##### GIVEN INFORMATION #####

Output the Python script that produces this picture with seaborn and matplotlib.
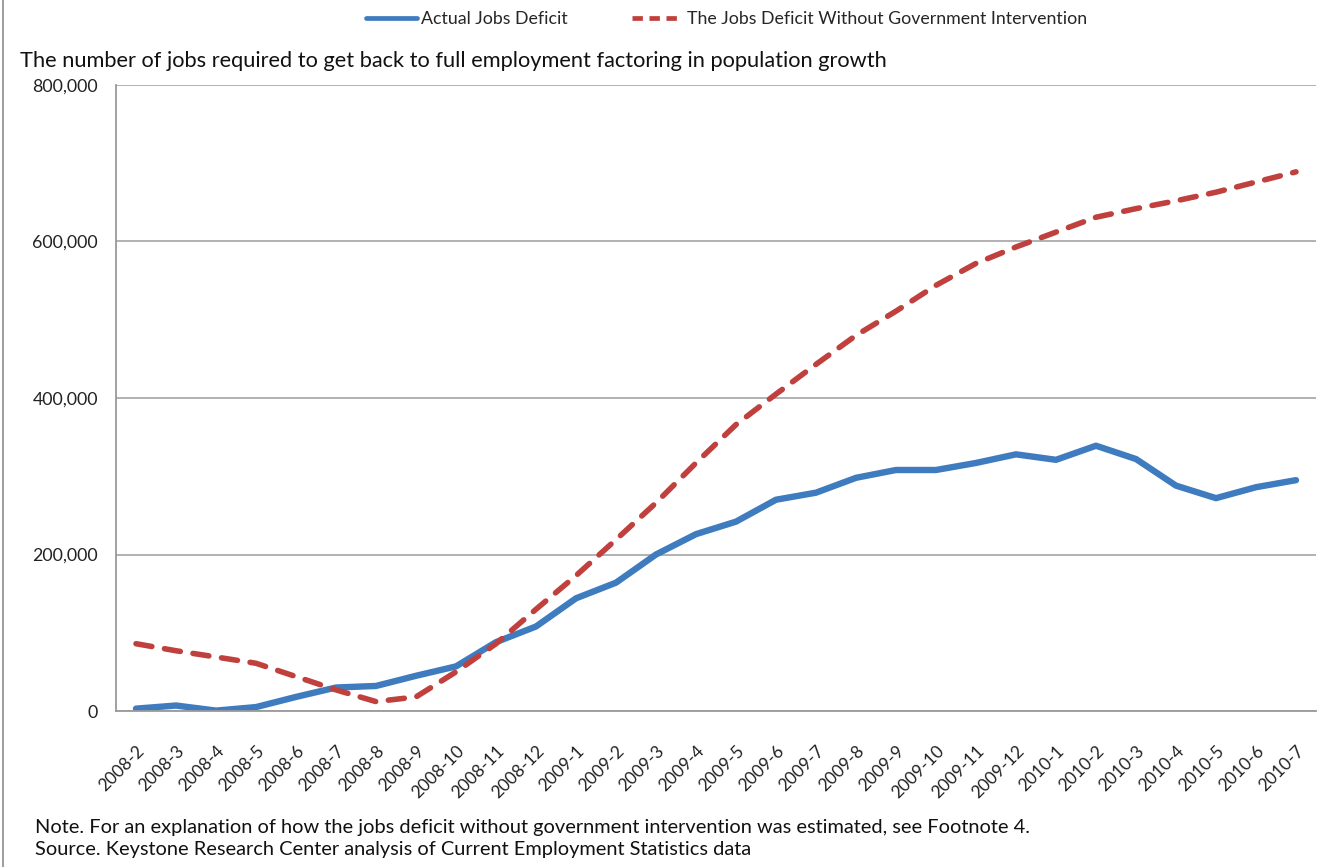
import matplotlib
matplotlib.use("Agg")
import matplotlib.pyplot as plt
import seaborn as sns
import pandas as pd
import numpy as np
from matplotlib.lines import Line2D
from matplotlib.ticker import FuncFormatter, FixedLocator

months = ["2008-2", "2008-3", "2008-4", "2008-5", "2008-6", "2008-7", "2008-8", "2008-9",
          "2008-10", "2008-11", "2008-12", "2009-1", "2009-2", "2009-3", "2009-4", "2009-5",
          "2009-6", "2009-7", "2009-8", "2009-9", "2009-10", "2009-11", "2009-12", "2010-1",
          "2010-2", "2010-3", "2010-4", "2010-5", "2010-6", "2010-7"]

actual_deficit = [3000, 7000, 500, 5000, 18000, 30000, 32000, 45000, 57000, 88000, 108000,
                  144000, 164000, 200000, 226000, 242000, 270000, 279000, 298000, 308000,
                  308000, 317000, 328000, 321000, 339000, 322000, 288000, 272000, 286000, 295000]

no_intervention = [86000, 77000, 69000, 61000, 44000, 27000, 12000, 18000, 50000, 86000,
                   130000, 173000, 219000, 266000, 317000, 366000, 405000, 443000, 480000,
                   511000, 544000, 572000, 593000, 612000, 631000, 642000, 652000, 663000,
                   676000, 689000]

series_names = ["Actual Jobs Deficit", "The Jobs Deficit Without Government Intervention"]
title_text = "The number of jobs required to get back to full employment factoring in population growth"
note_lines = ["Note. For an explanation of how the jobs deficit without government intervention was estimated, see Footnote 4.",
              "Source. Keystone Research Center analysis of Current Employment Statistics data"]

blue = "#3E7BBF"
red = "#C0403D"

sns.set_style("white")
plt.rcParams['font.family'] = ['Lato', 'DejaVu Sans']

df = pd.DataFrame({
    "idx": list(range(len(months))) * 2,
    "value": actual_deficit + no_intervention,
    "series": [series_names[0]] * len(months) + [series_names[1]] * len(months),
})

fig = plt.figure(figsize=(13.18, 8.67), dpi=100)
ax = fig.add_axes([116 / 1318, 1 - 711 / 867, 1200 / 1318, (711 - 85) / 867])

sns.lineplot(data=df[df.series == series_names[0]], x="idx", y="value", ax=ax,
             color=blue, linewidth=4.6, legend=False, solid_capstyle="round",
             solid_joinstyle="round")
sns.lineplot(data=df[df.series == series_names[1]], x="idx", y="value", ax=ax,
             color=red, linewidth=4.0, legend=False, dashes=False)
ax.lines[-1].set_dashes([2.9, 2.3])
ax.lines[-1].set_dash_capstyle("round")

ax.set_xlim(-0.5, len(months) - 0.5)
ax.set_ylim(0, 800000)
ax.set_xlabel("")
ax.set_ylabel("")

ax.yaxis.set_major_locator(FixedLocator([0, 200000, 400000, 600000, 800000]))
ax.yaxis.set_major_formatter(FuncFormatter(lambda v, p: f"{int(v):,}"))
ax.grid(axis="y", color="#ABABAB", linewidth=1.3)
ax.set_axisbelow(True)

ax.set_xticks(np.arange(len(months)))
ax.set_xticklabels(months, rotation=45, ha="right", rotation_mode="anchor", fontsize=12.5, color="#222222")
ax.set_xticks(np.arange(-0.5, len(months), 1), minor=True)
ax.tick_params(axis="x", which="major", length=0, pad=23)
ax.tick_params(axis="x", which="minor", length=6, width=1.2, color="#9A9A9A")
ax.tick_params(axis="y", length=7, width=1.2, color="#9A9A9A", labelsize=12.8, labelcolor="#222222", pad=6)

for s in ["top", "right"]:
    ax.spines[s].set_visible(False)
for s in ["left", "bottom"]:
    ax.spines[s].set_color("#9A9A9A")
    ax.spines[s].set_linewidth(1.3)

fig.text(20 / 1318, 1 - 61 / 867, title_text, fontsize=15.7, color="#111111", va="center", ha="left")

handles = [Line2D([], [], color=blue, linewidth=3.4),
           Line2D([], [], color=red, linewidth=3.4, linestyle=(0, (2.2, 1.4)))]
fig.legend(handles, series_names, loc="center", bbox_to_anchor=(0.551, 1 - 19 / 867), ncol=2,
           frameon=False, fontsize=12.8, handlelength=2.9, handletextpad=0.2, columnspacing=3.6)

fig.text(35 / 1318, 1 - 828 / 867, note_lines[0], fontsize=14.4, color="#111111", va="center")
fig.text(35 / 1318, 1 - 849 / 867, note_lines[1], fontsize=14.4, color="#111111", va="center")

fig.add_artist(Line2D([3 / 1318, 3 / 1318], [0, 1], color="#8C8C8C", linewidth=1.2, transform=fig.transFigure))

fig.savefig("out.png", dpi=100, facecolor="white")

#####

(TASK INSTRUCTIONS) Your task is to reproduce exactly the lines from the start of the data above through the line containing "ax = fig.add_axes([116", leaving every picture out.

(RESPONSE TO THE TASK)
Output the Python script that produces this picture with seaborn and matplotlib.
import matplotlib
matplotlib.use("Agg")
import matplotlib.pyplot as plt
import seaborn as sns
import pandas as pd
import numpy as np
from matplotlib.lines import Line2D
from matplotlib.ticker import FuncFormatter, FixedLocator

months = ["2008-2", "2008-3", "2008-4", "2008-5", "2008-6", "2008-7", "2008-8", "2008-9",
          "2008-10", "2008-11", "2008-12", "2009-1", "2009-2", "2009-3", "2009-4", "2009-5",
          "2009-6", "2009-7", "2009-8", "2009-9", "2009-10", "2009-11", "2009-12", "2010-1",
          "2010-2", "2010-3", "2010-4", "2010-5", "2010-6", "2010-7"]

actual_deficit = [3000, 7000, 500, 5000, 18000, 30000, 32000, 45000, 57000, 88000, 108000,
                  144000, 164000, 200000, 226000, 242000, 270000, 279000, 298000, 308000,
                  308000, 317000, 328000, 321000, 339000, 322000, 288000, 272000, 286000, 295000]

no_intervention = [86000, 77000, 69000, 61000, 44000, 27000, 12000, 18000, 50000, 86000,
                   130000, 173000, 219000, 266000, 317000, 366000, 405000, 443000, 480000,
                   511000, 544000, 572000, 593000, 612000, 631000, 642000, 652000, 663000,
                   676000, 689000]

series_names = ["Actual Jobs Deficit", "The Jobs Deficit Without Government Intervention"]
title_text = "The number of jobs required to get back to full employment factoring in population growth"
note_lines = ["Note. For an explanation of how the jobs deficit without government intervention was estimated, see Footnote 4.",
              "Source. Keystone Research Center analysis of Current Employment Statistics data"]

blue = "#3E7BBF"
red = "#C0403D"

sns.set_style("white")
plt.rcParams['font.family'] = ['Lato', 'DejaVu Sans']

df = pd.DataFrame({
    "idx": list(range(len(months))) * 2,
    "value": actual_deficit + no_intervention,
    "series": [series_names[0]] * len(months) + [series_names[1]] * len(months),
})

fig = plt.figure(figsize=(13.18, 8.67), dpi=100)
ax = fig.add_axes([116 / 1318, 1 - 711 / 867, 1200 / 1318, (711 - 85) / 867])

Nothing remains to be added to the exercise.